Just a short list of Brown’s many, many transgressions would include the homophobic tweets sent to Raz B, destroying his dressing room before his Good Morning America appearance, getting into a fight with Drake at New York City club, photoshopping himself into the last ever photo taken of Tupac Shakur, getting into a brawl with Frank Ocean and his crew outside of LA’s Westlake Studios, dressing up as a Terrorist on Halloween and probably most appallingly, getting a tattoo of a battered woman closely resembling the infamous leaked photo of Rihanna on his neck.
Then there’s the disgusting back-and-forth between him and Karrueche Tran, culminating in him posting a nearly nude photo of her lying down without her consent.
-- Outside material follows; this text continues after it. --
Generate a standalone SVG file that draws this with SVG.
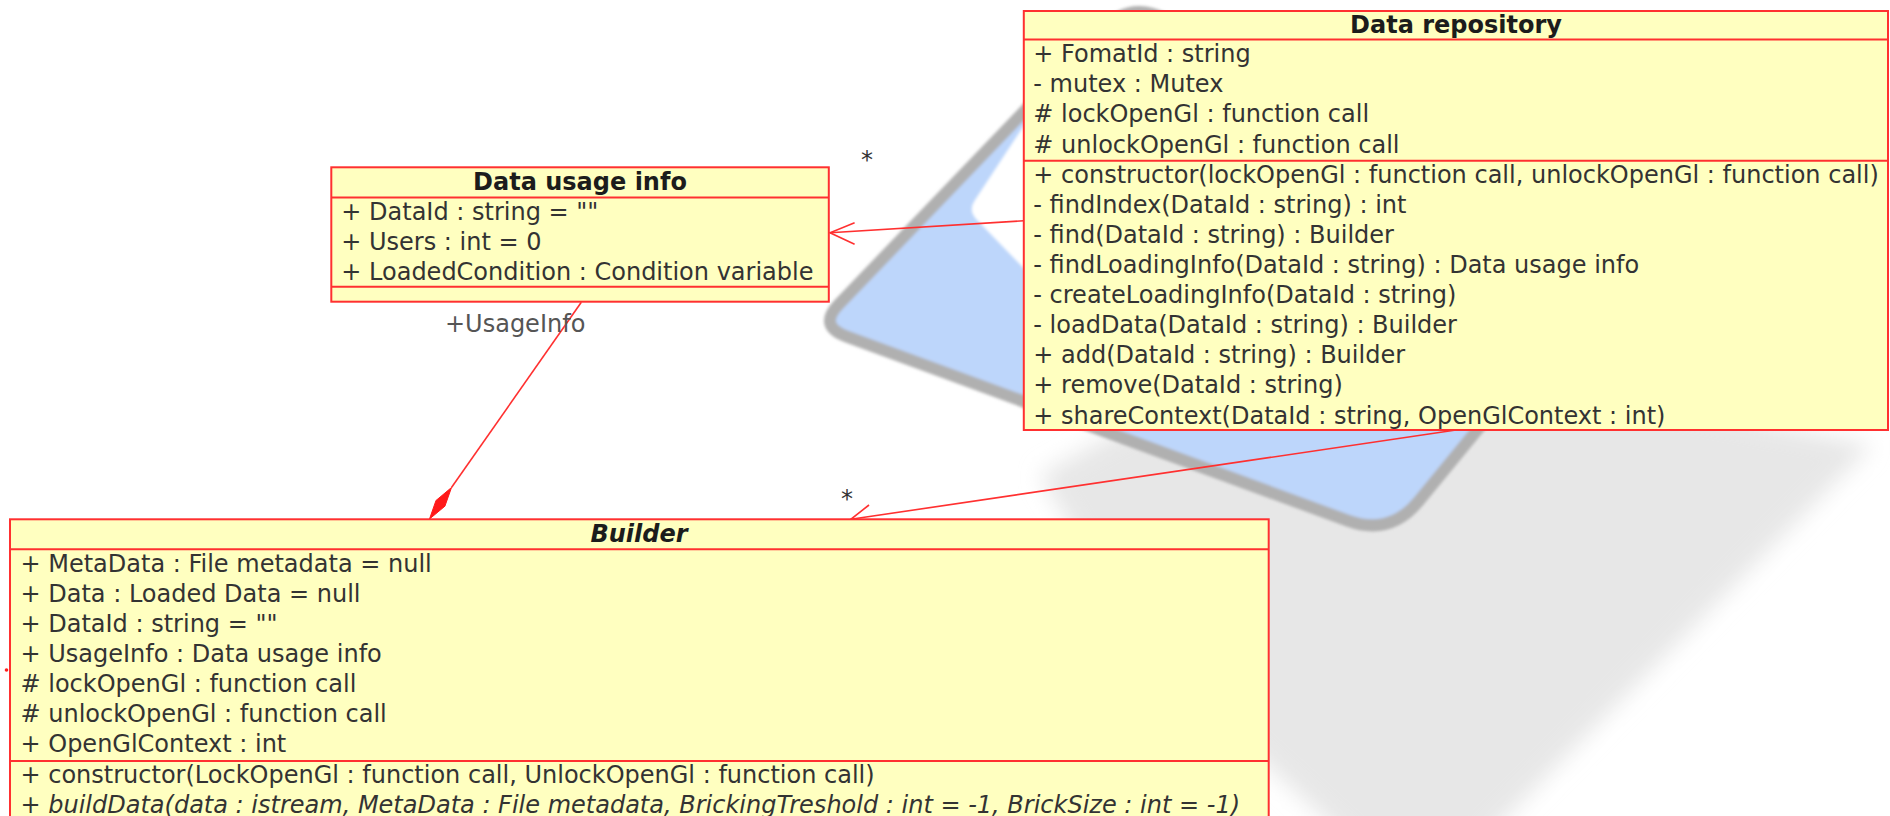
<svg xmlns="http://www.w3.org/2000/svg" width="1890" height="816" viewBox="0 0 1890 816">
  <style>
    .box { fill: #ffffc0; stroke: #ff3030; stroke-width: 2; }
    .sep { stroke: #ff3030; stroke-width: 2; }
    .txt { font-family: "DejaVu Sans", sans-serif; font-size: 24px; fill: #333333; }
    .ttl { font-family: "DejaVu Sans", sans-serif; font-size: 24px; font-weight: bold; fill: #1c1c1c; text-anchor: middle; }
    .abs { font-style: italic; }
    .edge { fill: none; stroke: #ff3030; stroke-width: 1.6; }
    .lbl { font-family: "DejaVu Sans", sans-serif; font-size: 24px; fill: #555555; }
    .mult { font-family: "DejaVu Sans", sans-serif; font-size: 24px; fill: #333333; text-anchor: middle; }
  </style>
  <defs>
    <filter id="soft" x="-20%" y="-20%" width="140%" height="140%">
      <feGaussianBlur stdDeviation="11"/>
    </filter>
    <filter id="edgeBlur" x="-10%" y="-10%" width="120%" height="120%">
      <feGaussianBlur stdDeviation="1.8"/>
    </filter>
  </defs>

  <rect width="1890" height="816" fill="#ffffff"/>

  <!-- background emblem: soft shadow, blue rounded frame, inner cut-out -->
  <g id="backdrop">
    <path d="M 1040,475 L 1300,330 L 1872,445 L 1420,905 L 1150,660 Z" fill="#e7e7e7" filter="url(#soft)"/>
    <path d="M 838.8,304.4 L 1102.4,30 Q 1130,1 1165.6,19.2 L 1625,250 L 1418.6,501.2 Q 1390,536 1347.7,520.6 L 846.2,336.3 Q 818,326 838.8,304.4 Z"
          fill="#bdd6fb" stroke="#b0b0b0" stroke-width="12" filter="url(#edgeBlur)"/>
    <path d="M 1040,101 L 975,200 Q 968,210 976,219 L 1040,285 Z" fill="#ffffff" filter="url(#edgeBlur)"/>
  </g>

  <!-- associations -->
  <g id="connectors">
    <!-- Data repository -> Data usage info -->
    <line class="edge" x1="1023.8" y1="220.8" x2="830" y2="232.7"/>
    <polyline class="edge" points="854.6,222.7 830,232.7 854.6,244.2"/>
    <text class="mult" x="867" y="168">*</text>
    <!-- Data repository -> Builder -->
    <line class="edge" x1="1456" y1="430" x2="850.8" y2="519.3"/>
    <polyline class="edge" points="869,505 850.8,519.3 872.3,527.7"/>
    <text class="mult" x="847" y="507">*</text>
    <!-- Builder composes Data usage info -->
    <line class="edge" x1="581.3" y1="302.3" x2="451.5" y2="487.5"/>
    <polygon points="429.5,519 436,500.5 451.5,487.5 444.9,506.2" fill="#ff1a1a" stroke="#ff1a1a" stroke-width="1"/>
    <text class="lbl" x="445" y="332">+UsageInfo</text>
    <!-- stray end point at the Builder's left side -->
    <circle cx="6.5" cy="670" r="1.8" fill="#ff2020"/>
  </g>

  <g id="data-usage-info">
    <rect class="box" x="331.3" y="167.3" width="497.5" height="134.4"/>
    <line class="sep" x1="331.3" y1="197.4" x2="828.8" y2="197.4"/>
    <line class="sep" x1="331.3" y1="286.7" x2="828.8" y2="286.7"/>
    <text class="ttl" x="580" y="190">Data usage info</text>
    <text class="txt" x="341.3" y="219.5">+ DataId : string = &quot;&quot;</text>
    <text class="txt" x="341.3" y="249.6">+ Users : int = 0</text>
    <text class="txt" x="341.3" y="279.7">+ LoadedCondition : Condition variable</text>
  </g>

  <g id="data-repository">
    <rect class="box" x="1023.8" y="11" width="864.2" height="419"/>
    <line class="sep" x1="1023.8" y1="39.4" x2="1888" y2="39.4"/>
    <line class="sep" x1="1023.8" y1="160.7" x2="1888" y2="160.7"/>
    <text class="ttl" x="1456" y="33">Data repository</text>
    <text class="txt" x="1033.3" y="62.1">+ FomatId : string</text>
    <text class="txt" x="1033.3" y="92.2">- mutex : Mutex</text>
    <text class="txt" x="1033.3" y="122.3"># lockOpenGl : function call</text>
    <text class="txt" x="1033.3" y="152.5"># unlockOpenGl : function call</text>
    <text class="txt" x="1033.3" y="182.6">+ constructor(lockOpenGl : function call, unlockOpenGl : function call)</text>
    <text class="txt" x="1033.3" y="212.7">- findIndex(DataId : string) : int</text>
    <text class="txt" x="1033.3" y="242.8">- find(DataId : string) : Builder</text>
    <text class="txt" x="1033.3" y="272.9">- findLoadingInfo(DataId : string) : Data usage info</text>
    <text class="txt" x="1033.3" y="303.1">- createLoadingInfo(DataId : string)</text>
    <text class="txt" x="1033.3" y="333.2">- loadData(DataId : string) : Builder</text>
    <text class="txt" x="1033.3" y="363.3">+ add(DataId : string) : Builder</text>
    <text class="txt" x="1033.3" y="393.4">+ remove(DataId : string)</text>
    <text class="txt" x="1033.3" y="423.5">+ shareContext(DataId : string, OpenGlContext : int)</text>
  </g>

  <g id="builder">
    <rect class="box" x="10" y="519.3" width="1258.7" height="320"/>
    <line class="sep" x1="10" y1="549.3" x2="1268.7" y2="549.3"/>
    <line class="sep" x1="10" y1="761" x2="1268.7" y2="761"/>
    <text class="ttl abs" x="639" y="542">Builder</text>
    <text class="txt" x="20.5" y="571.8">+ MetaData : File metadata = null</text>
    <text class="txt" x="20.5" y="601.9">+ Data : Loaded Data = null</text>
    <text class="txt" x="20.5" y="632">+ DataId : string = &quot;&quot;</text>
    <text class="txt" x="20.5" y="662.1">+ UsageInfo : Data usage info</text>
    <text class="txt" x="20.5" y="692.2"># lockOpenGl : function call</text>
    <text class="txt" x="20.5" y="722.3"># unlockOpenGl : function call</text>
    <text class="txt" x="20.5" y="752.4">+ OpenGlContext : int</text>
    <text class="txt" x="20.5" y="782.5">+ constructor(LockOpenGl : function call, UnlockOpenGl : function call)</text>
    <text class="txt abs" x="20.5" y="812.6">+ buildData(data : istream, MetaData : File metadata, BrickingTreshold : int = -1, BrickSize : int = -1)</text>
  </g>
</svg>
There’s also the surprise child he fathered, the regally named Royalty, also the name of his forthcoming album.
And if he isn’t just lacking in character or morality, most of his recent artistry has been the most dismal, saccharine pathetic excuse for R&B to hit the shelves in years. Just read this accurate summation below of Brown’s album Fortune. It’s come to gain a mythological status on the internet, known simply as “No Stars Ever”.
Chris Brown is a walking, talking public relations nightmare and a general menace to society. Simply put: Why would we want him to come into our country? If we are not going to let Tyler The Creator in for his misogynistic lyrics, then WHY are we letting in a someone who is an actual misogynist?
When we welcome morally bankrupt people like this into our country with open arms, we encourage and validate this kind of appalling behaviour. We tell performers that is okay to act this way, because at the end of the day when the cameras move on to the next hot story, their fame and alleged ‘remorse’ will eventually eclipse their past transgressions. We should not let someone perform here who beats women, uses homophobic slurs against people who speak out against him or incorporates blatantly sexist lyrics into their repertoire of songs.
Chris Brown should not be allowed into Australia. The music scene will somehow continue to thrive without him.